INFORMATION SUPPLIED:
===
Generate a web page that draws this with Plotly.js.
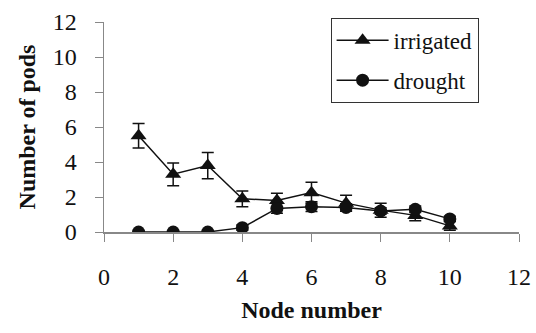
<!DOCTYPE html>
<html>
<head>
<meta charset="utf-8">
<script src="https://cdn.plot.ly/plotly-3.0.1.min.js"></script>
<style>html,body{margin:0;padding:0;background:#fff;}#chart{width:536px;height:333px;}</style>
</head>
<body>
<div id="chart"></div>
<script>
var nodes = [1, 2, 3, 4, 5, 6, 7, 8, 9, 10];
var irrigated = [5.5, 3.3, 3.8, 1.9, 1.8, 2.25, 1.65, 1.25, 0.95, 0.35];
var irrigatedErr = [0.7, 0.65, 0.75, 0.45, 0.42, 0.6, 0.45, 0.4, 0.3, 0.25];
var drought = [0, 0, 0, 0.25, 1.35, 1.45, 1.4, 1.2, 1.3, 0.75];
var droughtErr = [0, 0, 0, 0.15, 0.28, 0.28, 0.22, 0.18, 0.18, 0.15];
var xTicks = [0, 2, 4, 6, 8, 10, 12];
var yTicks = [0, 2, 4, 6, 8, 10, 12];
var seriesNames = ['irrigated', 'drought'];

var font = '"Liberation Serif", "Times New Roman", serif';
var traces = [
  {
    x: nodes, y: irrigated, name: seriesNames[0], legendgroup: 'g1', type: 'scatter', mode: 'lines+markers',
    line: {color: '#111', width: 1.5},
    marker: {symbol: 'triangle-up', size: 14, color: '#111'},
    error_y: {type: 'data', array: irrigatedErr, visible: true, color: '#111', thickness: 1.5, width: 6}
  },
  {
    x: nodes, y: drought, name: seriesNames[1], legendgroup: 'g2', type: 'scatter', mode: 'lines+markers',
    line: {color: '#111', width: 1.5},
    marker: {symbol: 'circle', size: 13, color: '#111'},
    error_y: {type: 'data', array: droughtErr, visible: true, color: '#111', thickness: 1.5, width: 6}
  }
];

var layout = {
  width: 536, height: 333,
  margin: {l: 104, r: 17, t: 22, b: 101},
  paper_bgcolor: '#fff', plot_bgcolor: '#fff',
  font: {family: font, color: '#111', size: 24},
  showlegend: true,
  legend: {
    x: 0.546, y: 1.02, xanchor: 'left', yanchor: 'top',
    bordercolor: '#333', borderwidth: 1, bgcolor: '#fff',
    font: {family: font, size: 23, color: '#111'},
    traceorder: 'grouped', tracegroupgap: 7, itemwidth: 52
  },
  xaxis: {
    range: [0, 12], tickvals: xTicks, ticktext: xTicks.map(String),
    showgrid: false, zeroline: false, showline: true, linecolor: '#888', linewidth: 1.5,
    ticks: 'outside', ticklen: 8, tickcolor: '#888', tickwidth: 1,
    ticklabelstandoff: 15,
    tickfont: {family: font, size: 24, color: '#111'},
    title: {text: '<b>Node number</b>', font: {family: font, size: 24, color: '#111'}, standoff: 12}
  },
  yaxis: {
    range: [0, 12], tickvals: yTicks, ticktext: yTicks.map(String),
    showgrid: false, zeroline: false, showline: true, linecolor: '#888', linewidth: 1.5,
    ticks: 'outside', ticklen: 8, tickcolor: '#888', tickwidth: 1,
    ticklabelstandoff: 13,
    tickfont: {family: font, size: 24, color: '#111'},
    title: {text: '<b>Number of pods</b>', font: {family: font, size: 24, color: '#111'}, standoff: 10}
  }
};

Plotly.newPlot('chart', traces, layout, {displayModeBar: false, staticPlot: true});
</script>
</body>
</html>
===
SHORT PROBLEM:
All of the material above is to be copied exactly, except for its images.

ANSWER TO THE EXERCISE:
Generate a web page that draws this with Plotly.js.
<!DOCTYPE html>
<html>
<head>
<meta charset="utf-8">
<script src="https://cdn.plot.ly/plotly-3.0.1.min.js"></script>
<style>html,body{margin:0;padding:0;background:#fff;}#chart{width:536px;height:333px;}</style>
</head>
<body>
<div id="chart"></div>
<script>
var nodes = [1, 2, 3, 4, 5, 6, 7, 8, 9, 10];
var irrigated = [5.5, 3.3, 3.8, 1.9, 1.8, 2.25, 1.65, 1.25, 0.95, 0.35];
var irrigatedErr = [0.7, 0.65, 0.75, 0.45, 0.42, 0.6, 0.45, 0.4, 0.3, 0.25];
var drought = [0, 0, 0, 0.25, 1.35, 1.45, 1.4, 1.2, 1.3, 0.75];
var droughtErr = [0, 0, 0, 0.15, 0.28, 0.28, 0.22, 0.18, 0.18, 0.15];
var xTicks = [0, 2, 4, 6, 8, 10, 12];
var yTicks = [0, 2, 4, 6, 8, 10, 12];
var seriesNames = ['irrigated', 'drought'];

var font = '"Liberation Serif", "Times New Roman", serif';
var traces = [
  {
    x: nodes, y: irrigated, name: seriesNames[0], legendgroup: 'g1', type: 'scatter', mode: 'lines+markers',
    line: {color: '#111', width: 1.5},
    marker: {symbol: 'triangle-up', size: 14, color: '#111'},
    error_y: {type: 'data', array: irrigatedErr, visible: true, color: '#111', thickness: 1.5, width: 6}
  },
  {
    x: nodes, y: drought, name: seriesNames[1], legendgroup: 'g2', type: 'scatter', mode: 'lines+markers',
    line: {color: '#111', width: 1.5},
    marker: {symbol: 'circle', size: 13, color: '#111'},
    error_y: {type: 'data', array: droughtErr, visible: true, color: '#111', thickness: 1.5, width: 6}
  }
];

var layout = {
  width: 536, height: 333,
  margin: {l: 104, r: 17, t: 22, b: 101},
  paper_bgcolor: '#fff', plot_bgcolor: '#fff',
  font: {family: font, color: '#111', size: 24},
  showlegend: true,
  legend: {
    x: 0.546, y: 1.02, xanchor: 'left', yanchor: 'top',
    bordercolor: '#333', borderwidth: 1, bgcolor: '#fff',
    font: {family: font, size: 23, color: '#111'},
    traceorder: 'grouped', tracegroupgap: 7, itemwidth: 52
  },
  xaxis: {
    range: [0, 12], tickvals: xTicks, ticktext: xTicks.map(String),
    showgrid: false, zeroline: false, showline: true, linecolor: '#888', linewidth: 1.5,
    ticks: 'outside', ticklen: 8, tickcolor: '#888', tickwidth: 1,
    ticklabelstandoff: 15,
    tickfont: {family: font, size: 24, color: '#111'},
    title: {text: '<b>Node number</b>', font: {family: font, size: 24, color: '#111'}, standoff: 12}
  },
  yaxis: {
    range: [0, 12], tickvals: yTicks, ticktext: yTicks.map(String),
    showgrid: false, zeroline: false, showline: true, linecolor: '#888', linewidth: 1.5,
    ticks: 'outside', ticklen: 8, tickcolor: '#888', tickwidth: 1,
    ticklabelstandoff: 13,
    tickfont: {family: font, size: 24, color: '#111'},
    title: {text: '<b>Number of pods</b>', font: {family: font, size: 24, color: '#111'}, standoff: 10}
  }
};

Plotly.newPlot('chart', traces, layout, {displayModeBar: false, staticPlot: true});
</script>
</body>
</html>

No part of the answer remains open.